Migrating Terabytes of IoT Data from Azure Cosmos DB to MongoDB Atlas

Paresh Saraf, Rajesh Vinayagam, and Krishnakumar Sathyanarayanan

In 2020, a large European energy company began an ambitious plan to replace its traditional metering devices — all 7.6 million of them — with smart meters. That would allow the energy company to monitor gas use remotely and allow customers’ bills to more accurately reflect their energy consumption. At the same time, the company began installing smart components along their production network to monitor operations in real-time, manage alarms, use predictive maintenance tools, and find leaks using advanced technologies.

The energy company knew this shift would result in a massive amount of data coming into their systems, and they thought they were ready for it. They understood the complexities of managing and leveraging data from the Internet of Things (IoT), such as the high velocity at which data must be ingested and the need for time-based data aggregations. They rolled out an IoT platform with big data and analytics tools to help them make progress toward their objectives of high-quality, efficient, and safe service.

This article looks at how the company migrated their system to MongoDB Atlas in order to handle the massive influx of data.

Managing data

The energy company was managing 3TB of data on Microsoft’s Azure Cosmos DB, with the remainder housed and managed on a relational database. However, they started facing challenges with Cosmos DB, including a lack of scalability, increasing costs, and poor performance. The costs to maintain the pre-production and production environments were also becoming unsustainable. And, the situation wasn’t going to get better: By 2023, the energy company planned to increase the number of IoT devices and sensors by a factor of five, so they knew that Cosmos DB was not a viable solution for the long term.

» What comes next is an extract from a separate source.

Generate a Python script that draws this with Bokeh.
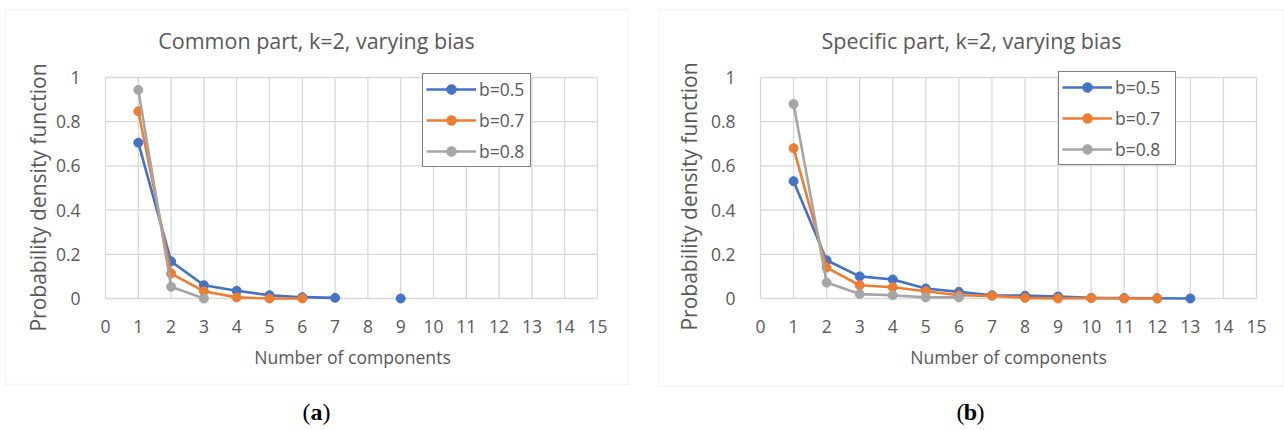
import math
from bokeh.plotting import figure
from bokeh.models import Range1d, Legend, LegendItem, Label, BoxAnnotation, FixedTicker
from bokeh.layouts import row
from bokeh.embed import file_html
from bokeh.resources import INLINE

nan = float("nan")

# ---------------- data ----------------
series_labels = ["b=0.5", "b=0.7", "b=0.8"]
series_colors = ["#4472C4", "#ED7D31", "#A5A5A5"]

# (a) Common part, k=2, varying bias
common_x_b05 = [1, 2, 3, 4, 5, 6, 7, 8, 9]
common_y_b05 = [0.705, 0.168, 0.060, 0.035, 0.015, 0.006, 0.003, nan, 0.0]
common_x_b07 = [1, 2, 3, 4, 5, 6]
common_y_b07 = [0.847, 0.113, 0.033, 0.005, 0.0, 0.0]
common_x_b08 = [1, 2, 3]
common_y_b08 = [0.944, 0.053, 0.0]

# (b) Specific part, k=2, varying bias
specific_x_b05 = [1, 2, 3, 4, 5, 6, 7, 8, 9, 10, 11, 12, 13]
specific_y_b05 = [0.531, 0.173, 0.100, 0.086, 0.045, 0.030, 0.015, 0.013, 0.009, 0.003, 0.002, 0.001, 0.0]
specific_x_b07 = [1, 2, 3, 4, 5, 6, 7, 8, 9, 10, 11, 12]
specific_y_b07 = [0.680, 0.140, 0.060, 0.051, 0.033, 0.015, 0.012, 0.003, 0.0, 0.002, 0.0, 0.0]
specific_x_b08 = [1, 2, 3, 4, 5, 6]
specific_y_b08 = [0.880, 0.072, 0.020, 0.015, 0.005, 0.005]

x_ticks = list(range(0, 16))
y_ticks = [0, 0.2, 0.4, 0.6, 0.8, 1]
y_tick_labels = ["0", "0.2", "0.4", "0.6", "0.8", "1"]

titles = ["Common part, k=2, varying bias", "Specific part, k=2, varying bias"]
panel_letters = ["a", "b"]
x_title = "Number of components"
y_title = "Probability density function"

TEXT = "#595959"
GRID = "#d9d9d9"
FONT = "Open Sans"
SERIF = "Liberation Serif"
W, H = 642, 430


def span_range(p0, p1, v0, v1, size):
    """Range whose values v0/v1 land on pixels p0/p1 of a frame `size` px long."""
    scale = (p1 - p0) / (v1 - v0)
    start = v0 - p0 / scale
    return Range1d(start, start + size / scale)


def text_label(x, y, text, size, font=FONT, color=TEXT, align="center", style="normal", angle=0.0):
    return Label(x=x, y=H - y, x_units="screen", y_units="screen", text=text,
                 text_align=align, text_baseline="middle", angle=angle,
                 text_font=font, text_font_size=size, text_font_style=style, text_color=color)


def make_panel(xs, ys, title, letter, x0px, x15px, title_cx, letter_cx, box,
               legend_loc, label_w, xt_pos, yt_pos):
    # frame covers the whole figure; the data area sits inside it
    p = figure(width=W, height=H,
               x_range=span_range(x0px, x15px, 0, 15, W),
               y_range=span_range(H - 298, H - 77, 0, 1, H),
               min_border=0, min_border_left=0, min_border_right=0,
               min_border_top=0, min_border_bottom=0,
               output_backend="svg", toolbar_location=None)
    p.outline_line_color = None
    p.background_fill_color = "white"
    p.border_fill_color = "white"
    p.grid.visible = False

    # chart-area border
    bl, br, bt, bb = box
    p.add_layout(BoxAnnotation(left=bl, right=br, top=H - bt, bottom=H - bb,
                               left_units="screen", right_units="screen",
                               top_units="screen", bottom_units="screen",
                               fill_color=None, line_color=GRID, line_width=1.3,
                               level="underlay"))

    # gridlines (Excel style: stop at data bounds)
    p.segment(x0=[x_ticks[0]] * len(y_ticks), y0=y_ticks, x1=[x_ticks[-1]] * len(y_ticks), y1=y_ticks,
              line_color=GRID, line_width=1.3)
    p.segment(x0=x_ticks, y0=[y_ticks[0]] * len(x_ticks), x1=x_ticks, y1=[y_ticks[-1]] * len(x_ticks),
              line_color=GRID, line_width=1.3)

    items = []
    for x, y, lab, col in zip(xs, ys, series_labels, series_colors):
        lr = p.line(x, y, line_color=col, line_width=2.6)
        sr = p.scatter(x, y, marker="circle", size=9, fill_color=col, line_color=col)
        items.append(LegendItem(label=lab, renderers=[lr, sr]))

    legend = Legend(items=items, location=legend_loc,
                    border_line_color="black", border_line_width=1.5,
                    background_fill_color="white", background_fill_alpha=1,
                    label_text_font=FONT, label_text_font_size="17.5px", label_text_color=TEXT,
                    padding=3, spacing=7, glyph_height=24, label_height=24,
                    glyph_width=50, label_standoff=3, label_width=label_w, margin=0)
    p.add_layout(legend, "center")

    for ax in (p.xaxis, p.yaxis):
        ax.axis_line_color = None
        ax.major_tick_line_color = None
        ax.minor_tick_line_color = None
        ax.major_label_text_font = FONT
        ax.major_label_text_font_size = "17.5px"
        ax.major_label_text_color = TEXT

    p.xaxis.fixed_location = y_ticks[0]
    p.yaxis.fixed_location = x_ticks[0]
    p.xaxis.ticker = FixedTicker(ticks=x_ticks)
    p.yaxis.ticker = FixedTicker(ticks=y_ticks)
    p.yaxis.major_label_overrides = {t: s for t, s in zip(y_ticks, y_tick_labels)}
    p.xaxis.major_label_standoff = 15
    p.yaxis.major_label_standoff = 19

    # axis titles (placed relative to the chart area, as in Excel)
    p.add_layout(text_label(xt_pos[0], xt_pos[1], x_title, "17.6px"))
    p.add_layout(text_label(yt_pos[0], yt_pos[1], y_title, "21px", angle=math.pi / 2))

    # chart title
    p.add_layout(text_label(title_cx, 40, title, "21.5px"))

    # panel letter "(a)" / "(b)"
    p.add_layout(text_label(letter_cx - 6, 411, "(", "24px", font=SERIF, color="black", align="right"))
    p.add_layout(text_label(letter_cx, 411, letter, "24px", font=SERIF, color="black", style="bold"))
    p.add_layout(text_label(letter_cx + 6, 411, ")", "24px", font=SERIF, color="black", align="left"))
    return p


p1 = make_panel([common_x_b05, common_x_b07, common_x_b08],
                [common_y_b05, common_y_b07, common_y_b08],
                titles[0], panel_letters[0], x0px=105, x15px=597,
                title_cx=316, letter_cx=316, box=(5, 628, 9, 384),
                legend_loc=(422, H - 167), label_w=48,
                xt_pos=(352, 356), yt_pos=(37, 197))
p2 = make_panel([specific_x_b05, specific_x_b07, specific_x_b08],
                [specific_y_b05, specific_y_b07, specific_y_b08],
                titles[1], panel_letters[1], x0px=118, x15px=614,
                title_cx=329, letter_cx=328, box=(16, 641, 9, 386),
                legend_loc=(416, H - 165), label_w=57,
                xt_pos=(366, 356), yt_pos=(46, 196))

layout = row(p1, p2, spacing=0)
open("out.html", "w").write(file_html(layout, INLINE))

Migrating to MongoDB Atlas

The energy company decided to migrate to MongoDB Atlas for several reasons. Atlas’ online archive, combined with the ability to create time-series sharded collections, makes Atlas an ideal fit for IoT data, as does the flexibility of the document data model. Additionally, a Cosmos DB-compatible API would minimize the impact on application code and make it easier to migrate applications.

The customer chose PeerIslands to be its technical partner and help them make the migration. PeerIslands, a MongoDB partner, is an enterprise-class digital transformation company with an expert, multilingual team with significant experience working across multiple technologies and cloud platforms.

PeerIslands has developed solutions for both homogenous and heterogenous workload migrations. Among these solutions is a Cosmos to MongoDB tool that helps perform one-time migrations and change data capture while minimizing downtime. The tool is fully GUI-based, and tasks such as infrastructure provisioning, dump and restore, change stream listeners, and processors have all been automated. For change capture, the tool uses the native MongoDB change stream APIs.

Migration challenges

In working with the energy company to perform the migration, the PeerIslands team faced two particular challenges:

  1. The large volume of data. Initial snapshotting of the data would take about one day.

  2. The application had significant write loads. On average, it was writing about 12,000 messages per second. However, the load was unevenly distributed, with spikes when devices would “wake up” and report their status.

These two factors quickly generated close to 20 million change events in Cosmos DB that had to be synced to MongoDB. Meanwhile, new data was constantly being written into the Cosmos DB source.

Cosmos2Atlas tool

PeerIslands’ Cosmos2Atlas tool uses mongodump and mongorestore for one-time data migration and MongoDB Kafka Connector for real-time data synchronization. By using Apache Kafka, the Cosmos2Atlas tool was able to handle the large amount of change stream data and successfully manage the migration.

To address the complexity of the migration, PeerIslands also enhanced the Cosmos2Atlas tool with additional capabilities:

  1. Parallelize the Kafka change stream processing using partitions. The Kafka partitioning strategy was in sync with the target Atlas sharding strategy.

  2. Use ReplaceOneBusinessKeyStrategy as the write model for Kafka MongoDB sink connector to write into sharded Atlas collections.

By using its in-house Cosmos2Atlas tooling, PeerIslands was able to successfully complete the migration with near-zero downtime.

Improved performance

With the migration complete, the customer has already begun to realize the benefits of MongoDB Atlas for their massive amounts of IoT data. The user interface has become extremely responsive, even in front of more expensive queries.

Because of the improved performance of the database, the customer is now able to pursue improvements and efficiencies in other areas. With better performance, the company expects consumption of the data to rise and their schema design to evolve. They’re looking to leverage the time-series benefits of MongoDB both to simplify their schema design and deliver richer IoT functionality. They’re also better equipped to rapidly respond to and fulfill business needs, because the database is no longer a limitation. Importantly, costs have decreased for the production environment, and even more dramatic cost reductions have been seen for the pre-production environment.